Task to carry out: Begin with the first line of the material and copy each line word for word through the line that contains "transform=fig.transFigure, color=c, lw=0))"; the pictures are left out.

◇ ◇ ◇ ◇ ◇ ◇ ◇

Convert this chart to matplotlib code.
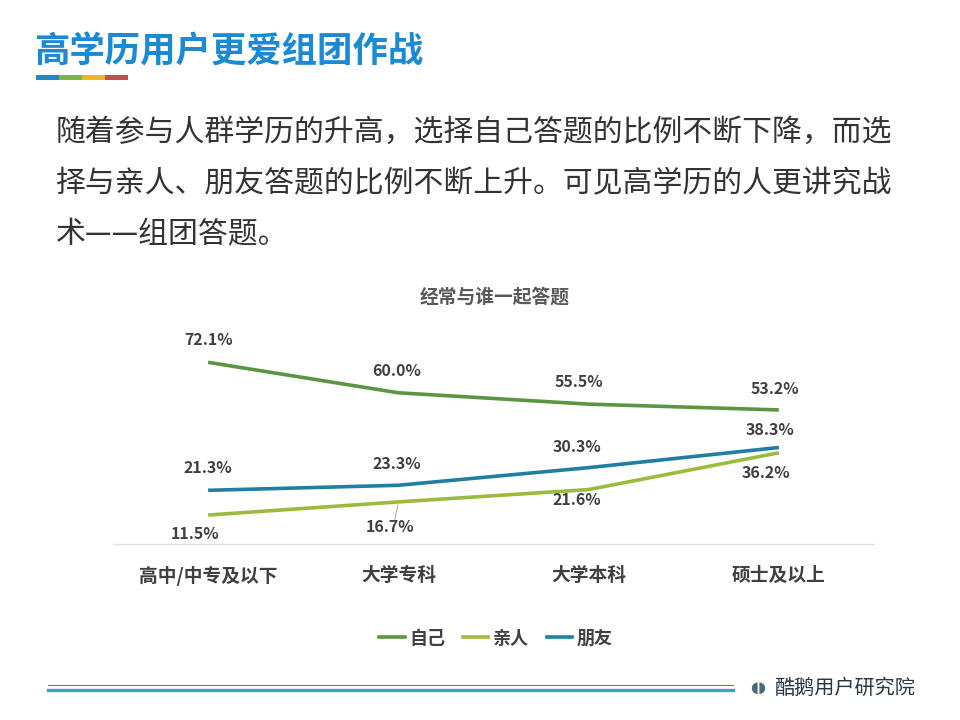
import matplotlib.pyplot as plt
from matplotlib.patches import Rectangle
from matplotlib.lines import Line2D

plt.rcParams['font.family'] = ['Noto Sans CJK SC', 'DejaVu Sans']

# data
categories = ['高中/中专及以下', '大学专科', '大学本科', '硕士及以上']
self_vals = [72.1, 60.0, 55.5, 53.2]
family_vals = [11.5, 16.7, 21.6, 36.2]
friend_vals = [21.3, 23.3, 30.3, 38.3]
series_names = ['自己', '亲人', '朋友']

title = '高学历用户更爱组团作战'
body_lines = ['随着参与人群学历的升高，选择自己答题的比例不断下降，而选',
              '择与亲人、朋友答题的比例不断上升。可见高学历的人更讲究战',
              '术——组团答题。']
chart_title = '经常与谁一起答题'
brand = '酷鹅用户研究院'

colors = ['#5a9641', '#9cbb3c', '#1f7ea2']
label_color = '#404040'

W, H = 960, 720
fig = plt.figure(figsize=(W / 100, H / 100), dpi=100)
fig.patch.set_facecolor('white')


def fx(px):
    return px / W


def fy(py):
    return 1 - py / H


# header
fig.text(fx(34), fy(52), title, fontsize=25.5, fontweight='black', color='#1a8ad4',
         va='center', ha='left')
bar_cols = ['#1f88c8', '#7ab648', '#f0b323', '#c0504d']
for i, c in enumerate(bar_cols):
    fig.patches.append(Rectangle((fx(36 + i * 23), fy(80)), fx(23), 5 / H,
                                 transform=fig.transFigure, color=c, lw=0))

# body text
for i, line in enumerate(body_lines):
    fig.text(fx(56), fy(132 + i * 51.5), line, fontsize=21.5, color='#333333',
             va='center', ha='left')

# chart
px_per_unit = 2.52
y_top = 80
ax_left, ax_right = 113, 874
zero_py = 544
ax = fig.add_axes([fx(ax_left), fy(zero_py), fx(ax_right - ax_left),
                   y_top * px_per_unit / H])
x = list(range(len(categories)))
all_series = [self_vals, family_vals, friend_vals]
for vals, name, c in zip(all_series, series_names, colors):
    ax.plot(x, vals, color=c, lw=2.6, label=name, solid_capstyle='butt')

ax.set_xlim(-0.5, len(categories) - 0.5)
ax.set_ylim(0, y_top)
for s in ['top', 'left', 'right']:
    ax.spines[s].set_visible(False)
ax.spines['bottom'].set_color('#e0e0e0')
ax.spines['bottom'].set_linewidth(1)
ax.set_yticks([])
ax.set_xticks(x)
ax.set_xticklabels(categories, fontsize=13.5, fontweight='bold', color=label_color)
ax.tick_params(axis='x', length=0, pad=16)

# data labels (offsets in pixels)
offsets = [
    [(0, 22), (-2, 22), (-10, 22), (-4, 21)],
    [(-13, -19), (-8, -25), (-12, -10), (-13, -20)],
    [(0, 22), (-2, 21), (-12, 21), (-9, 17)],
]
for vals, offs in zip(all_series, offsets):
    for xi, v, (dx, dy) in zip(x, vals, offs):
        ax.annotate(f'{v:.1f}%', (xi, v), xytext=(dx * 0.72, dy * 0.72),
                    textcoords='offset points', ha='center', va='center',
                    fontsize=11.5, fontweight='bold', color=label_color)
# leader line for 16.7%
ax.annotate('', (1, family_vals[1]), xytext=(-3, -15), textcoords='offset points',
            arrowprops=dict(arrowstyle='-', color='#a6a6a6', lw=0.7))

fig.text(fx(495), fy(297), chart_title, fontsize=13.5, fontweight='bold',
         color='#595959', ha='center', va='center')

handles = [Line2D([], [], color=c, lw=2.6) for c in colors]
leg = fig.legend(handles, series_names, loc='center', bbox_to_anchor=(fx(496), fy(638)),
                 ncol=3, frameon=False, handlelength=1.4, handletextpad=0.25,
                 columnspacing=1.0, prop={'size': 13, 'weight': 'bold'})
for t in leg.get_texts():
    t.set_color(label_color)

# footer
fig.add_artist(Line2D([fx(48), fx(733)], [fy(685), fy(685)], color='#3f8aa6', lw=0.8))
fig.add_artist(Line2D([fx(48), fx(733)], [fy(690), fy(690)], color='#3aa2c4', lw=2.4))
fig.text(fx(758), fy(688), '◖◗', fontsize=11, color='#4a6a7a', ha='center', va='center',
         family=['DejaVu Sans'])
fig.text(fx(774), fy(688), brand, fontsize=14.5, style='italic', fontweight='medium',
         color='#263746', ha='left', va='center')

fig.savefig('out.png', dpi=100)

◇ ◇ ◇ ◇ ◇ ◇ ◇

Response below:
Convert this chart to matplotlib code.
import matplotlib.pyplot as plt
from matplotlib.patches import Rectangle
from matplotlib.lines import Line2D

plt.rcParams['font.family'] = ['Noto Sans CJK SC', 'DejaVu Sans']

# data
categories = ['高中/中专及以下', '大学专科', '大学本科', '硕士及以上']
self_vals = [72.1, 60.0, 55.5, 53.2]
family_vals = [11.5, 16.7, 21.6, 36.2]
friend_vals = [21.3, 23.3, 30.3, 38.3]
series_names = ['自己', '亲人', '朋友']

title = '高学历用户更爱组团作战'
body_lines = ['随着参与人群学历的升高，选择自己答题的比例不断下降，而选',
              '择与亲人、朋友答题的比例不断上升。可见高学历的人更讲究战',
              '术——组团答题。']
chart_title = '经常与谁一起答题'
brand = '酷鹅用户研究院'

colors = ['#5a9641', '#9cbb3c', '#1f7ea2']
label_color = '#404040'

W, H = 960, 720
fig = plt.figure(figsize=(W / 100, H / 100), dpi=100)
fig.patch.set_facecolor('white')


def fx(px):
    return px / W


def fy(py):
    return 1 - py / H


# header
fig.text(fx(34), fy(52), title, fontsize=25.5, fontweight='black', color='#1a8ad4',
         va='center', ha='left')
bar_cols = ['#1f88c8', '#7ab648', '#f0b323', '#c0504d']
for i, c in enumerate(bar_cols):
    fig.patches.append(Rectangle((fx(36 + i * 23), fy(80)), fx(23), 5 / H,
                                 transform=fig.transFigure, color=c, lw=0))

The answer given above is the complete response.